Agreement on the Conservation of Albatrosses and Petrels

"Tiny" albatross from the past thought to have eaten fish

Gerald May (Senckenberg Research Institute and Natural History Museum Frankfurt, Frankfurt am Main, Germany) and Alan Tennyson describe open access a small fossil albatross with what is thought to be a narrow fish-eating bill in the journal Ibis.

The paper’s abstract follows:

“We describe a nearly complete, three‐dimensionally preserved skull of a new albatross species from the late Pliocene (3.0–3.4 million years ago) Tangahoe Formation of New Zealand. Aldiomedes angustirostris, n. gen. et sp. has only about 90% of the length of the skull of the smallest extant albatross and is the geologically youngest record of a small‐sized albatross known to date. The new species is characterized by a mediolaterally compressed beak, which is not found in any living albatross. The small size and some cranial features of A. angustirostris indicate that, in spite of its comparatively young geological age, the new species was not part of crown group Diomedeidae. We hypothesize that A. angustirostris was more piscivorous than extant albatrosses, which predominantly feed on squid.
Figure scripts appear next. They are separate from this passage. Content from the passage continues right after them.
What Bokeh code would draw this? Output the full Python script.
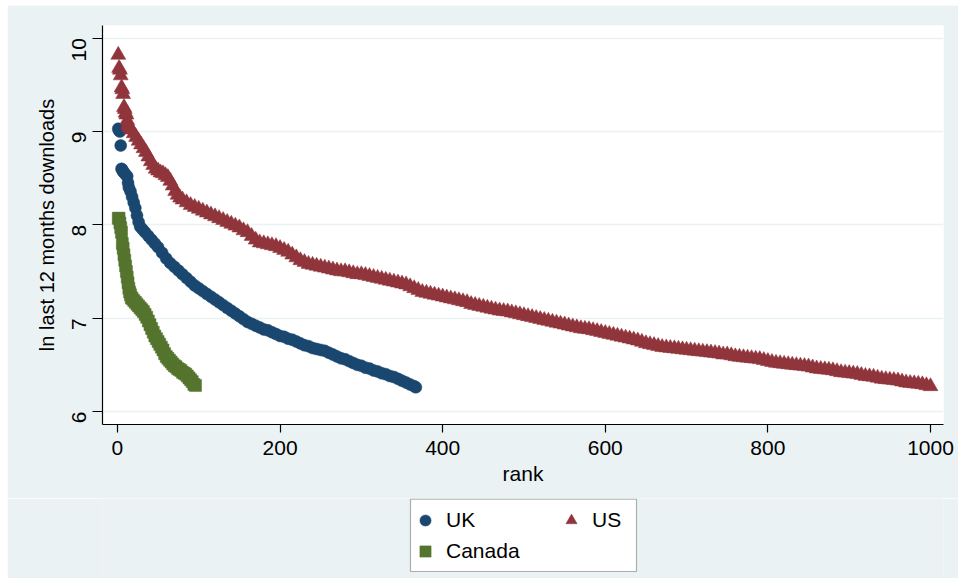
import math
from bokeh.plotting import figure
from bokeh.layouts import column, row
from bokeh.models import Range1d, FixedTicker, Legend, LegendItem, BoxAnnotation, Spacer
from bokeh.embed import file_html
from bokeh.resources import INLINE

# ---- data ----
uk_rank = [1, 2, 3, 4, 5, 6, 7, 8, 10, 12, 13, 14, 16, 18, 20, 22, 24, 26, 28, 31, 34, 38, 42, 46,
           50, 55, 60, 65, 70, 75, 80, 85, 90, 95, 100, 105, 110, 115, 120, 125, 130, 135, 140,
           145, 150, 155, 160, 165, 170, 175, 180, 185, 190, 195, 200, 205, 210, 215, 220, 225,
           230, 235, 240, 245, 250, 255, 260, 265, 270, 275, 280, 285, 290, 295, 300, 305, 310,
           315, 320, 325, 330, 335, 340, 345, 350, 355, 360, 365, 367]
uk_val = [9.03, 9.01, 9.00, 8.85, 8.60, 8.59, 8.57, 8.56, 8.54, 8.52, 8.45, 8.40, 8.36, 8.30, 8.24,
          8.18, 8.10, 8.03, 7.98, 7.95, 7.92, 7.88, 7.84, 7.80,
          7.76, 7.70, 7.64, 7.59, 7.55, 7.51, 7.47, 7.43, 7.39, 7.35, 7.32, 7.29, 7.26, 7.23, 7.20,
          7.17, 7.14, 7.11, 7.08, 7.05, 7.02, 6.99, 6.96, 6.94, 6.92, 6.90, 6.88, 6.87, 6.85, 6.83,
          6.81, 6.80, 6.78, 6.77, 6.75, 6.73, 6.71, 6.70, 6.68, 6.67, 6.66, 6.65, 6.63, 6.61, 6.59,
          6.57, 6.56, 6.54, 6.52, 6.50, 6.49, 6.47, 6.46, 6.44, 6.43, 6.41, 6.40, 6.38, 6.37, 6.35,
          6.33, 6.31, 6.29, 6.27, 6.26]

us_rank = [1, 2, 3, 4, 5, 6, 7, 8, 9, 10, 11, 12, 13, 14, 15, 17, 20, 23, 26, 29, 32, 35, 38, 41,
           44, 47, 50, 53, 56, 59, 62, 65, 68, 71, 74, 77, 80, 85, 90, 95, 100, 105, 110, 115, 120,
           125, 130, 135, 140, 145, 150, 155, 160, 165, 170, 175,
           180, 185, 190, 195, 200, 205, 210, 215, 220, 225, 230, 235, 240, 245, 250, 255, 260, 265,
           270, 275, 280, 285, 290, 295, 300, 305, 310, 315, 320, 325, 330, 335, 340, 345, 350, 355,
           360, 365, 370, 375, 380, 385, 390, 395, 400, 405, 410, 415, 420, 425, 430, 435, 440, 445,
           450, 455, 460, 465, 470, 475, 480, 485, 490, 495, 500, 505, 510, 515, 520, 525, 530, 535,
           540, 545, 550, 555, 560, 565, 570, 575, 580, 585, 590, 595, 600, 605, 610, 615, 620, 625,
           630, 635, 640, 645, 650, 655, 660, 665, 670, 675, 680, 685, 690, 695, 700, 705, 710, 715,
           720, 725, 730, 735, 740, 745, 750, 755, 760, 765, 770, 775, 780, 785, 790, 795, 800, 805,
           810, 815, 820, 825, 830, 835, 840, 845, 850, 855, 860, 865, 870, 875, 880, 885, 890, 895,
           900, 905, 910, 915, 920, 925, 930, 935, 940, 945, 950, 955, 960, 965, 970, 975, 980, 985,
           990, 995, 1000]
us_val = [9.82, 9.68, 9.66, 9.60, 9.47, 9.45, 9.40, 9.26, 9.24, 9.20, 9.18, 9.12, 9.08, 9.06, 9.04,
          9.02, 8.98, 8.94, 8.90, 8.86, 8.82, 8.78, 8.73, 8.68, 8.64, 8.60, 8.58, 8.56, 8.55, 8.53,
          8.51, 8.47, 8.42, 8.36, 8.32, 8.29, 8.27, 8.24, 8.21, 8.19, 8.17, 8.15, 8.13, 8.11, 8.09,
          8.07, 8.05, 8.03, 8.01, 7.99, 7.97, 7.94, 7.92, 7.88, 7.84, 7.81,
          7.80, 7.79, 7.78, 7.77, 7.75, 7.73, 7.71, 7.68, 7.65, 7.62, 7.60, 7.58, 7.57, 7.56,
          7.55, 7.54, 7.53, 7.52, 7.51, 7.50, 7.50, 7.49, 7.48, 7.47, 7.47, 7.46, 7.45, 7.44,
          7.43, 7.42, 7.41, 7.40, 7.39, 7.38, 7.37, 7.36, 7.34, 7.32, 7.30, 7.28, 7.27, 7.26,
          7.25, 7.24, 7.23, 7.22, 7.21, 7.20, 7.19, 7.18, 7.17, 7.15, 7.14, 7.13, 7.12, 7.11,
          7.10, 7.09, 7.08, 7.075, 7.07, 7.06, 7.05, 7.04, 7.03, 7.02, 7.01, 7.00, 6.99, 6.98,
          6.97, 6.96, 6.95, 6.94, 6.93, 6.92, 6.91, 6.90, 6.89, 6.885, 6.88, 6.87, 6.86, 6.85,
          6.84, 6.83, 6.82, 6.81, 6.80, 6.79, 6.78, 6.77, 6.76, 6.745, 6.73, 6.72, 6.71, 6.70,
          6.69, 6.685, 6.68, 6.675, 6.67, 6.665, 6.66, 6.655, 6.65, 6.645, 6.64, 6.635, 6.63, 6.625,
          6.62, 6.61, 6.61, 6.60, 6.59, 6.585, 6.58, 6.575, 6.57, 6.565, 6.56, 6.55, 6.54, 6.53,
          6.52, 6.515, 6.51, 6.505, 6.50, 6.495, 6.49, 6.485, 6.48, 6.47, 6.46, 6.455, 6.45, 6.445,
          6.44, 6.43, 6.42, 6.415, 6.41, 6.405, 6.40, 6.39, 6.38, 6.375, 6.37, 6.36, 6.35, 6.345,
          6.34, 6.335, 6.33, 6.32, 6.31, 6.305, 6.30, 6.295, 6.29, 6.28, 6.27]

ca_rank = [1, 2, 3, 4, 5, 6, 7, 8, 9, 10, 11, 12, 13, 14, 15, 16, 17, 18, 20, 22, 24, 26, 28, 30,
           32, 34, 36, 38, 40, 42, 44, 46, 48, 50, 52, 54, 56, 58, 60, 62, 64, 66, 68, 70, 72, 74,
           76, 78, 80, 82, 84, 86, 88, 90, 92, 94, 96]
ca_val = [8.07, 8.07, 8.02, 7.97, 7.92, 7.80, 7.75, 7.68, 7.62, 7.56, 7.50, 7.44, 7.38, 7.32, 7.28,
          7.25, 7.22, 7.21, 7.19, 7.17, 7.15, 7.13, 7.11, 7.09, 7.07, 7.04, 7.01, 6.97, 6.93, 6.89,
          6.85, 6.81, 6.78, 6.75, 6.72, 6.69, 6.66, 6.62, 6.59, 6.57, 6.55, 6.53, 6.51, 6.49, 6.48,
          6.46, 6.45, 6.44, 6.42, 6.41, 6.40, 6.38, 6.36, 6.34, 6.32, 6.29, 6.28]

series_names = ["UK", "US", "Canada"]
x_ticks = [0, 200, 400, 600, 800, 1000]
y_ticks = [6, 7, 8, 9, 10]

NAVY = "#1A476F"
MAROON = "#90353B"
GREEN = "#55752F"
BG = "#EAF2F3"
FONT = "Liberation Sans"
styles = [("circle", 12, NAVY), ("triangle", 15, MAROON), ("square", 12, GREEN)]
all_x = [uk_rank, us_rank, ca_rank]
all_y = [uk_val, us_val, ca_val]

# ---- main plot ----
p = figure(width=951, height=493, output_backend="svg", toolbar_location=None,
           x_range=Range1d(-18.4, 1016), y_range=Range1d(5.861, 10.136),
           min_border_left=95, min_border_top=20, min_border_right=15, min_border_bottom=74)
p.background_fill_color = "white"
p.border_fill_color = BG
p.outline_line_color = None

for (mk, sz, col), xs, ys in zip(styles, all_x, all_y):
    p.scatter(xs, ys, marker=mk, size=sz, fill_color=col, line_color=col, line_width=0.5)

p.xaxis.ticker = FixedTicker(ticks=x_ticks)
p.yaxis.ticker = FixedTicker(ticks=y_ticks)
p.xgrid.grid_line_color = None
p.ygrid.grid_line_color = BG
p.ygrid.grid_line_width = 1.5

for ax in (p.xaxis[0], p.yaxis[0]):
    ax.axis_line_color = "black"
    ax.axis_line_width = 1.2
    ax.major_tick_line_color = "black"
    ax.major_tick_line_width = 1.2
    ax.major_tick_in = 0
    ax.minor_tick_line_color = None
    ax.major_label_text_font = FONT
    ax.major_label_text_font_size = "21px"
    ax.major_label_text_color = "black"
    ax.axis_label_text_font = FONT
    ax.axis_label_text_font_style = "normal"
    ax.axis_label_text_color = "black"

p.xaxis.major_tick_out = 8
p.xaxis.major_label_standoff = 8
p.xaxis.axis_label = "rank"
p.xaxis.axis_label_text_font_size = "21px"
p.xaxis.axis_label_standoff = 4

p.yaxis.major_tick_out = 10
p.yaxis.major_label_standoff = 13
p.yaxis.major_label_orientation = math.pi / 2
p.yaxis.axis_label = "ln last 12 months downloads"
p.yaxis.axis_label_text_font_size = "20px"
p.yaxis.axis_label_standoff = 5

# ---- legend strip below the plot (frame: 841 x 80 px, y range offset so data stays hidden) ----
lf = figure(width=951, height=80, output_backend="svg", toolbar_location=None,
            x_range=Range1d(0, 841), y_range=Range1d(20, 100), x_axis_type=None, y_axis_type=None,
            min_border_left=95, min_border_right=15, min_border_top=0, min_border_bottom=0)
lf.background_fill_color = BG
lf.border_fill_color = BG
lf.outline_line_color = None
lf.grid.visible = False

lf.add_layout(BoxAnnotation(left=308, right=534, bottom=27, top=99.4,
                            fill_color="white", fill_alpha=1.0,
                            line_color="black", line_width=1.2))

rend = []
for (mk, sz, col), xs, ys in zip(styles, all_x, all_y):
    rend.append(lf.scatter(xs[:1], ys[:1], marker=mk, size=sz, fill_color=col,
                           line_color=col, line_width=0.5))

common = dict(label_text_font=FONT, label_text_font_size="21px", label_text_color="black",
              glyph_width=28, glyph_height=28, label_height=31, label_standoff=7,
              padding=0, spacing=0, margin=0, border_line_color=None,
              background_fill_alpha=0.0)
leg_a = Legend(items=[LegendItem(label=series_names[0], renderers=[rend[0]]),
                      LegendItem(label=series_names[2], renderers=[rend[2]])],
               orientation="vertical", location=(309, 12), **common)
leg_b = Legend(items=[LegendItem(label=series_names[1], renderers=[rend[1]])],
               orientation="vertical", location=(455, 43), **common)
lf.add_layout(leg_a, "center")
lf.add_layout(leg_b, "center")

layout = row(Spacer(width=7, height=578), column(Spacer(width=951, height=5), p, lf, spacing=0), spacing=0)
open("out.html", "w").write(file_html(layout, INLINE))
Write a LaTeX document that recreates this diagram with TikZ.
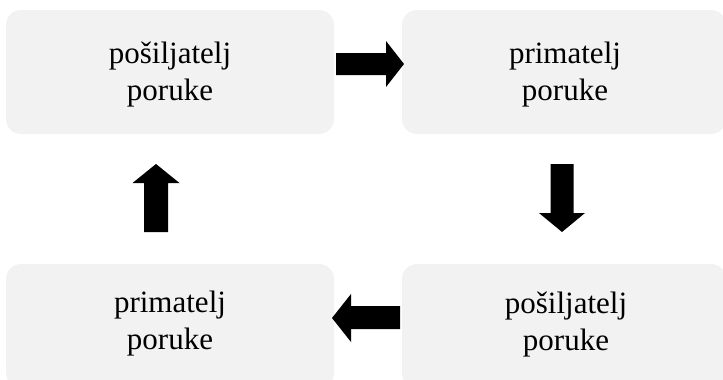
\documentclass[tikz,border=0pt]{standalone}
\usepackage{fontspec}
\setmainfont{Liberation Serif}
\definecolor{boxgray}{HTML}{F2F2F2}
\begin{document}
\begin{tikzpicture}[x=1pt,y=-1pt,
  box/.style={fill=boxgray, rounded corners=15pt, inner sep=0pt, minimum height=124pt},
  lbl/.style={align=center, inner sep=0pt, font=\fontsize{31pt}{37pt}\selectfont},
  blockarrow/.style={fill=black}]
\useasboundingbox (0,0) rectangle (723,380);
\clip (0,0) rectangle (723,380);
% boxes
\node[box, minimum width=328pt] (b1) at (170,72) {};
\node[box, minimum width=324pt] (b2) at (564,72) {};
\node[box, minimum width=328pt] (b3) at (170,326) {};
\node[box, minimum width=324pt] (b4) at (564,326) {};
% labels
\node[lbl] (t1) at (170,74.5) {pošiljatelj\\poruke};
\node[lbl] (t2) at (565,74.5) {primatelj\\poruke};
\node[lbl] (t3) at (170,324) {primatelj\\poruke};
\node[lbl] (t4) at (566,325) {pošiljatelj\\poruke};
% block arrows
\fill[blockarrow] (336,53) -- (386,53) -- (386,41) -- (404,64) -- (386,87) -- (386,75) -- (336,75) -- cycle;
\fill[blockarrow] (550.5,164) -- (573.5,164) -- (573.5,213) -- (585,213) -- (562,232) -- (539,213) -- (550.5,213) -- cycle;
\fill[blockarrow] (400,306) -- (400,329) -- (351,329) -- (351,342) -- (332,318) -- (351,294) -- (351,306) -- cycle;
\fill[blockarrow] (144,232) -- (168,232) -- (168,183) -- (179.5,183) -- (156,164) -- (132.5,183) -- (144,183) -- cycle;
\end{tikzpicture}
\end{document}
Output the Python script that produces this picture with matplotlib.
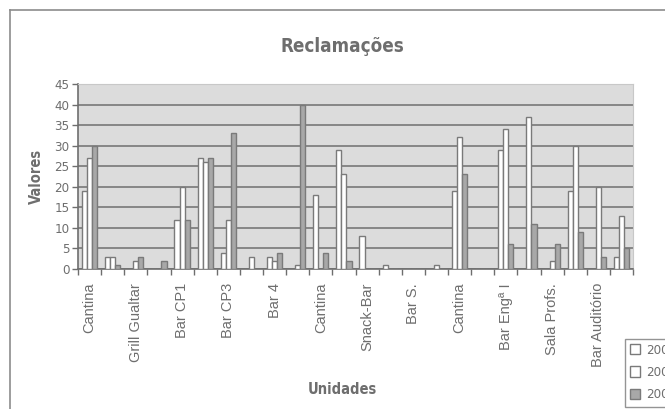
import matplotlib.pyplot as plt
from matplotlib.lines import Line2D
import numpy as np

# dados
unidades = ["Cantina", "", "Grill Gualtar", "", "Bar CP1", "", "Bar CP3", "",
            "Bar 4", "", "Cantina", "", "Snack-Bar", "", "Bar S.", "",
            "Cantina", "", "Bar Engª I", "", "Sala Profs.", "", "Bar Auditório", ""]
anos = ["2002", "2003", "2004"]
serie1 = [19, 3, 0, 0, 12, 27, 4, 0, 3, 0, 18, 29, 8, 1, 0, 0, 19, 0, 29, 0, 0, 19, 0, 3]
serie2 = [27, 3, 2, 0, 20, 26, 12, 3, 2, 1, 0, 23, 0, 0, 0, 1, 32, 0, 34, 37, 2, 30, 20, 13]
serie3 = [30, 1, 3, 2, 12, 27, 33, 0, 4, 40, 4, 2, 0, 0, 0, 0, 23, 0, 6, 11, 6, 9, 3, 5]

cinza = "#6e6e6e"
fig = plt.figure(figsize=(6.65, 4.09), dpi=100)
ax = fig.add_axes([78 / 665, 1 - 269 / 409, (633 - 78) / 665, (269 - 84) / 409])

x = np.arange(len(unidades))
w = 0.22
cores = ["white", "white", "#a8a8a8"]
for k, vals in enumerate([serie1, serie2, serie3]):
    ax.bar(x + (k - 1) * w, vals, w, color=cores[k], edgecolor="#7a7a7a",
           linewidth=1.0, label=anos[k], zorder=3)

ax.set_facecolor("#dcdcdc")
ax.set_ylim(0, 45)
ax.set_xlim(-0.5, len(unidades) - 0.5)
ax.set_yticks(range(0, 46, 5))
ax.yaxis.grid(True, color="#7f7f7f", linewidth=1.3, zorder=1)
ax.set_axisbelow(True)

# ticks nas fronteiras das categorias, rótulos em categorias pares
ax.set_xticks(np.arange(-0.5, len(unidades), 1))
ax.set_xticklabels([])
pares = [i for i in x if unidades[i]]
ax.set_xticks(pares, minor=True)
ax.set_xticklabels([unidades[i] for i in pares], minor=True, rotation=90,
                   fontsize=10.5, color=cinza, family="Liberation Sans")
ax.tick_params(axis="x", which="major", length=4, color=cinza, width=1)
ax.tick_params(axis="x", which="minor", length=0, pad=10)
ax.tick_params(axis="y", length=4, color=cinza, width=1, labelsize=9.5,
               labelcolor=cinza, pad=2)
for lab in ax.get_yticklabels():
    lab.set_family("DejaVu Sans")
    lab.set_stretch("condensed")

for s in ["top", "right"]:
    ax.spines[s].set_color("#c8c8c8")
for s in ["left", "bottom"]:
    ax.spines[s].set_color(cinza)
    ax.spines[s].set_linewidth(1.2)

fig.text(342 / 665, 1 - 46 / 409, "Reclamações", ha="center", va="center",
         fontsize=13.5, fontweight="bold", color=cinza, family="DejaVu Sans",
         fontstretch="condensed")
fig.text(36 / 665, 1 - 176 / 409, "Valores", ha="center", va="center", rotation=90,
         fontsize=10.5, fontweight="bold", color=cinza, family="DejaVu Sans",
         fontstretch="condensed")
fig.text(342 / 665, 1 - 390 / 409, "Unidades", ha="center", va="center",
         fontsize=10.5, fontweight="bold", color=cinza, family="DejaVu Sans",
         fontstretch="condensed")

leg = fig.legend(loc="upper left", bbox_to_anchor=(618 / 665, 1 - 332 / 409),
                 fancybox=False, edgecolor="#7a7a7a", fontsize=9.5,
                 handlelength=0.8, handleheight=0.8, handletextpad=0.4,
                 labelspacing=0.7, borderpad=0.4, labelcolor=cinza)
leg.get_frame().set_linewidth(1.0)
for t in leg.get_texts():
    t.set_stretch("condensed")

# moldura exterior do gráfico
fig.add_artist(Line2D([10 / 665, 10 / 665], [0, 1 - 10 / 409], color="#8c8c8c", lw=1.2))
fig.add_artist(Line2D([10 / 665, 1], [1 - 10 / 409, 1 - 10 / 409], color="#8c8c8c", lw=1.2))

fig.savefig("out.png", dpi=100)
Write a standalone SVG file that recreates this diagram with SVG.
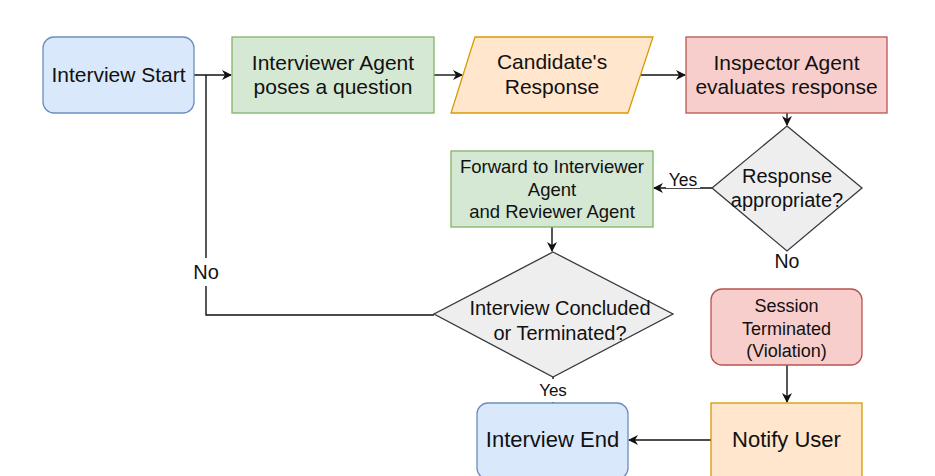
<svg xmlns="http://www.w3.org/2000/svg" width="935" height="476" viewBox="0 0 935 476">
<style>
.t{font-family:"Liberation Sans",Arial,sans-serif;fill:#111;text-anchor:middle}
.blue{fill:#dae8fc;stroke:#6c8ebf;stroke-width:1.3}
.green{fill:#d5e8d4;stroke:#82b366;stroke-width:1.3}
.orange{fill:#ffe6cc;stroke:#d79b00;stroke-width:1.3}
.red{fill:#f8cecc;stroke:#b85450;stroke-width:1.3}
.gray{fill:#eeeeee;stroke:#36393d;stroke-width:1.3}
.c{fill:none;stroke:#111;stroke-width:1.4}
.lbl{fill:#ffffff}
</style>
<defs>
<marker id="arr" viewBox="0 0 10 10" refX="9" refY="5" markerWidth="10" markerHeight="10" markerUnits="userSpaceOnUse" orient="auto">
<path d="M0,0 L10,5 L0,10 L3,5 Z" fill="#111"/>
</marker>
</defs>
<rect width="935" height="476" fill="#ffffff"/>
<g id="connectors">
<path class="c" d="M194,75 H231" marker-end="url(#arr)"/>
<path class="c" d="M434,75 H462" marker-end="url(#arr)"/>
<path class="c" d="M640,75 H685" marker-end="url(#arr)"/>
<path class="c" d="M787,113 V125" marker-end="url(#arr)"/>
<path class="c" d="M712,188 H654" marker-end="url(#arr)"/>
<path class="c" d="M552,227 V251" marker-end="url(#arr)"/>
<path class="c" d="M434,315 H206 V75"/>
<path class="c" d="M553,377 V403"/>
<path class="c" d="M787,365 V402" marker-end="url(#arr)"/>
<path class="c" d="M711,440 H629" marker-end="url(#arr)"/>
<rect class="lbl" x="666" y="170" width="34" height="18"/>
<text class="t" x="683" y="186" font-size="17.5">Yes</text>
<rect class="lbl" x="190" y="258" width="32" height="28"/>
<text class="t" x="206" y="279" font-size="20">No</text>
<text class="t" x="787" y="268" font-size="19.5">No</text>
<rect class="lbl" x="535" y="379" width="36" height="23"/>
<text class="t" x="553" y="396" font-size="17">Yes</text>
</g>
<g id="interview-start">
<rect class="blue" x="43" y="37" width="151" height="76" rx="11"/>
<text class="t" x="118.5" y="82" font-size="21">Interview Start</text>
</g>
<g id="interviewer-agent">
<rect class="green" x="232" y="37" width="202" height="76"/>
<text class="t" x="333" y="69.5" font-size="21">Interviewer Agent</text>
<text class="t" x="333" y="93.5" font-size="21">poses a question</text>
</g>
<g id="candidate-response">
<polygon class="orange" points="475,37 653,37 628,113 451,113"/>
<text class="t" x="552" y="68.5" font-size="21">Candidate's</text>
<text class="t" x="552" y="94" font-size="21">Response</text>
</g>
<g id="inspector-agent">
<rect class="red" x="686" y="37" width="201" height="76"/>
<text class="t" x="786.5" y="69.5" font-size="21">Inspector Agent</text>
<text class="t" x="786.5" y="94" font-size="21">evaluates response</text>
</g>
<g id="response-appropriate">
<polygon class="gray" points="787,126 862,188 787,251 712,188"/>
<text class="t" x="787" y="183" font-size="20">Response</text>
<text class="t" x="787" y="207" font-size="20">appropriate?</text>
</g>
<g id="forward">
<rect class="green" x="451" y="151" width="202" height="76"/>
<text class="t" x="552" y="173" font-size="18.5">Forward to Interviewer</text>
<text class="t" x="552" y="195.5" font-size="18.5">Agent</text>
<text class="t" x="552" y="218" font-size="18.5">and Reviewer Agent</text>
</g>
<g id="interview-concluded">
<polygon class="gray" points="553,252 673,314 553,377 434,314"/>
<text class="t" x="560" y="315" font-size="20">Interview Concluded</text>
<text class="t" x="560" y="340" font-size="20">or Terminated?</text>
</g>
<g id="session-terminated">
<rect class="red" x="711" y="289" width="151" height="76" rx="11"/>
<text class="t" x="786.5" y="312" font-size="18">Session</text>
<text class="t" x="786.5" y="334.5" font-size="18">Terminated</text>
<text class="t" x="786.5" y="357" font-size="18">(Violation)</text>
</g>
<g id="interview-end">
<rect class="blue" x="477" y="403" width="151" height="76" rx="11"/>
<text class="t" x="552.5" y="447" font-size="22">Interview End</text>
</g>
<g id="notify-user">
<rect class="orange" x="711" y="403" width="151" height="76"/>
<text class="t" x="786.5" y="447" font-size="22">Notify User</text>
</g>
</svg>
The reasons for the extinction of smaller‐sized albatrosses are elusive but may be related to changes in seabird fauna during the Pliocene epoch, which witnessed the radiation of various non‐procellariiform seabird groups.”

The fossil skull of the new species (above) in comparison to that of the extant Black-footed Albatross Phoebastria nigripes (below)

Photograph by Jean-Claude Stahl

Read a popular account on the publication; also here.


Mayr, G. & Tennyson, A.J.D. 2019.  A small, narrow-beaked albatross from the Pliocene of New Zealand demonstrates a higher past diversity in the feeding ecology of the Diomedeidae. Ibis.  DOI: 10.1111/ibi.12757.